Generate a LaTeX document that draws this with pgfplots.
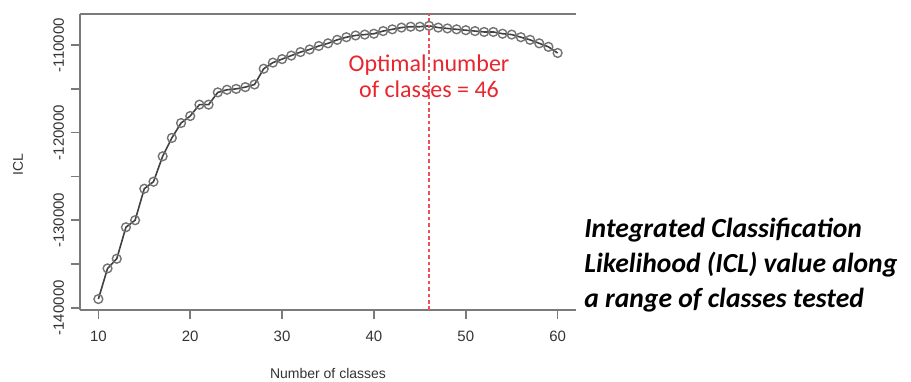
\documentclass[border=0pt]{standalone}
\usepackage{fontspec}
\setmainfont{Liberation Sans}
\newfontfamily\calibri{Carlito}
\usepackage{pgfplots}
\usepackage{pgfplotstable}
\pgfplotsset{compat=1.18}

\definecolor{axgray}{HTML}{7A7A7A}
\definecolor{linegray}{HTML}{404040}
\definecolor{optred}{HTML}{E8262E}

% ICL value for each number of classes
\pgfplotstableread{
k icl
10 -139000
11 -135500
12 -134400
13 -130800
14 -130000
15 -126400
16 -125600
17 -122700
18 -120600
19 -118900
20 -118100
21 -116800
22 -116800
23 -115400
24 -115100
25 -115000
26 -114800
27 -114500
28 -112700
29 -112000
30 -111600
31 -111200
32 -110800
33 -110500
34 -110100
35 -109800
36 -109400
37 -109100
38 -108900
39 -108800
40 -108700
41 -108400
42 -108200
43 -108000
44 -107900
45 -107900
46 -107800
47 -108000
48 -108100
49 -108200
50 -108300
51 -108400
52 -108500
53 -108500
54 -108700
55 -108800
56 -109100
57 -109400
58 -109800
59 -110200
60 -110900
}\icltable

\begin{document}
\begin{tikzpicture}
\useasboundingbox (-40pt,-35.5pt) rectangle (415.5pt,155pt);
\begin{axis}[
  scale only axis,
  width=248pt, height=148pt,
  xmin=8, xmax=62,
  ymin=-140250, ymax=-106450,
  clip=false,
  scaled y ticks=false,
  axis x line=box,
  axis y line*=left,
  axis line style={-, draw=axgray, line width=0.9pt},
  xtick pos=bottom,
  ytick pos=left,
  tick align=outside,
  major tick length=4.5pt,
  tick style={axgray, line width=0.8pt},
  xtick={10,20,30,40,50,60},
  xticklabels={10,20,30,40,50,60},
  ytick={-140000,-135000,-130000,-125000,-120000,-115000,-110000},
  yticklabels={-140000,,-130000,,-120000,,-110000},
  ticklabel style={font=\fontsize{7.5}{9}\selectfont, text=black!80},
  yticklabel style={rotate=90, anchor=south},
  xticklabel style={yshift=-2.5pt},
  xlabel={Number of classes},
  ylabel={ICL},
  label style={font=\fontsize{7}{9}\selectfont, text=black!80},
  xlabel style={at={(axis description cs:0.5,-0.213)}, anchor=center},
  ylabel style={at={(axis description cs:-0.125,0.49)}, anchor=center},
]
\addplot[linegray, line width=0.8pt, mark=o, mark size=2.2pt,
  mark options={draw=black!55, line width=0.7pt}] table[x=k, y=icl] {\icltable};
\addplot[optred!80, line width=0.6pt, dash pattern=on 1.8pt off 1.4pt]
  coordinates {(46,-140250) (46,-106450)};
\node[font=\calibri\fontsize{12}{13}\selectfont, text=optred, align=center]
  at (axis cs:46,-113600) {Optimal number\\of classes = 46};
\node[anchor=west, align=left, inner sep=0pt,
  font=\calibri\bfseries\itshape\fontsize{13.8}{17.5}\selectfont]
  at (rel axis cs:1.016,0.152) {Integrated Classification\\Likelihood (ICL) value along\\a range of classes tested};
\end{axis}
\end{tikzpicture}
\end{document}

- _What the task requires_
Repeat the material above word for word, please, apart from its images.

- _Written response_
Generate a LaTeX document that draws this with pgfplots.
\documentclass[border=0pt]{standalone}
\usepackage{fontspec}
\setmainfont{Liberation Sans}
\newfontfamily\calibri{Carlito}
\usepackage{pgfplots}
\usepackage{pgfplotstable}
\pgfplotsset{compat=1.18}

\definecolor{axgray}{HTML}{7A7A7A}
\definecolor{linegray}{HTML}{404040}
\definecolor{optred}{HTML}{E8262E}

% ICL value for each number of classes
\pgfplotstableread{
k icl
10 -139000
11 -135500
12 -134400
13 -130800
14 -130000
15 -126400
16 -125600
17 -122700
18 -120600
19 -118900
20 -118100
21 -116800
22 -116800
23 -115400
24 -115100
25 -115000
26 -114800
27 -114500
28 -112700
29 -112000
30 -111600
31 -111200
32 -110800
33 -110500
34 -110100
35 -109800
36 -109400
37 -109100
38 -108900
39 -108800
40 -108700
41 -108400
42 -108200
43 -108000
44 -107900
45 -107900
46 -107800
47 -108000
48 -108100
49 -108200
50 -108300
51 -108400
52 -108500
53 -108500
54 -108700
55 -108800
56 -109100
57 -109400
58 -109800
59 -110200
60 -110900
}\icltable

\begin{document}
\begin{tikzpicture}
\useasboundingbox (-40pt,-35.5pt) rectangle (415.5pt,155pt);
\begin{axis}[
  scale only axis,
  width=248pt, height=148pt,
  xmin=8, xmax=62,
  ymin=-140250, ymax=-106450,
  clip=false,
  scaled y ticks=false,
  axis x line=box,
  axis y line*=left,
  axis line style={-, draw=axgray, line width=0.9pt},
  xtick pos=bottom,
  ytick pos=left,
  tick align=outside,
  major tick length=4.5pt,
  tick style={axgray, line width=0.8pt},
  xtick={10,20,30,40,50,60},
  xticklabels={10,20,30,40,50,60},
  ytick={-140000,-135000,-130000,-125000,-120000,-115000,-110000},
  yticklabels={-140000,,-130000,,-120000,,-110000},
  ticklabel style={font=\fontsize{7.5}{9}\selectfont, text=black!80},
  yticklabel style={rotate=90, anchor=south},
  xticklabel style={yshift=-2.5pt},
  xlabel={Number of classes},
  ylabel={ICL},
  label style={font=\fontsize{7}{9}\selectfont, text=black!80},
  xlabel style={at={(axis description cs:0.5,-0.213)}, anchor=center},
  ylabel style={at={(axis description cs:-0.125,0.49)}, anchor=center},
]
\addplot[linegray, line width=0.8pt, mark=o, mark size=2.2pt,
  mark options={draw=black!55, line width=0.7pt}] table[x=k, y=icl] {\icltable};
\addplot[optred!80, line width=0.6pt, dash pattern=on 1.8pt off 1.4pt]
  coordinates {(46,-140250) (46,-106450)};
\node[font=\calibri\fontsize{12}{13}\selectfont, text=optred, align=center]
  at (axis cs:46,-113600) {Optimal number\\of classes = 46};
\node[anchor=west, align=left, inner sep=0pt,
  font=\calibri\bfseries\itshape\fontsize{13.8}{17.5}\selectfont]
  at (rel axis cs:1.016,0.152) {Integrated Classification\\Likelihood (ICL) value along\\a range of classes tested};
\end{axis}
\end{tikzpicture}
\end{document}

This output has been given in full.